As the HROfficial I haven’t really brought hockey into the blog much, but I have a couple short “war stories” from the rink that have occurred recently and I felt the need to share.
Story number one is this. I am preparing to referee a tournament game. For those of you who are not involved in the sport let me give a few little nuggets about the game. Parents pay a lot of money for their kids to participate. Parents dedicate a lot of time and travel to playing. Coaches sometimes play favorites and your kid may benefit from this – or may get the short end of the deal.
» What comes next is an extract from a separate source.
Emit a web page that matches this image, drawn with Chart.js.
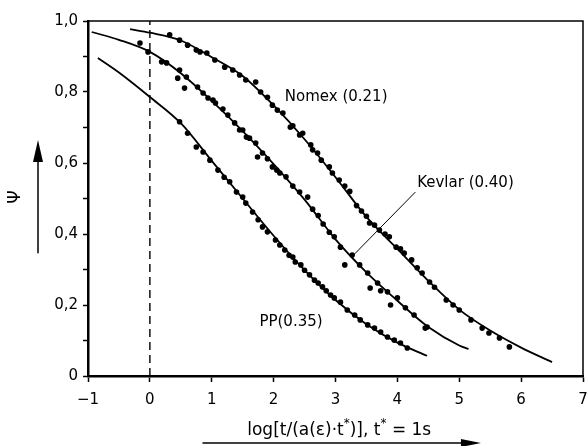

Ok now were at the game, as I prepare to walk on the ice, one of the coaches asks to speak to me. He openly and honestly says to me, “Ref – were gonna get killed in this game.” He then asked me to watch out for his player so they did not get hurt. There are four teams in the tournament. I am talking to the coach from team A. He told me yesterday team C played Team D. Team D beat team C by 10 goals. Also yesterday the coach of Team A played team C and got beat by more than 10 goals. So given that scenario Team D is could or should beat Team A by 20+ goals; a blood bath by any definition.
Without trying to give anyone a competitive advantage or disadvantage I explained the concerns of the Team A Coach to Team D head coach. He looked at me and smiled and nodded. Unsure what that meant it was unclear as to how the game would play out. Team D scored 3 goals in the first period. They did a lot of passing and working the puck. The game ended 8-0. Team D could have beat team A by 25 goals but the coach made sure it didn’t go down that way. After the handshake at the end of the game I spoke to the coach of Team D and told him that was by far the greatest display of sportsmanship I had seen in the last ten years. He smiled. He went home, and so did I – only I went home with a renewed faith in humanity!
The second story is much shorter. At the start of each game, the Referees must interact with both coaches checking rosters and getting signatures. I choose to introduce myself, shake hands with each of the coaches and then wish them “good luck”. As I shook hands with one of the coaches he was pressing a pre-positioned object into my hand. As I pulled away and opened my hand I found a small tootsie roll. The coach looked at me a smiled and said”It’s to make you sweeter.” I smiled and told him that was good. At this point I don’t even recall if his team won or lost. Again I went home with a renewed faith in humanity.
It is the people like this involved in the sport that make me was to continue to referee until I have to skate with a walker.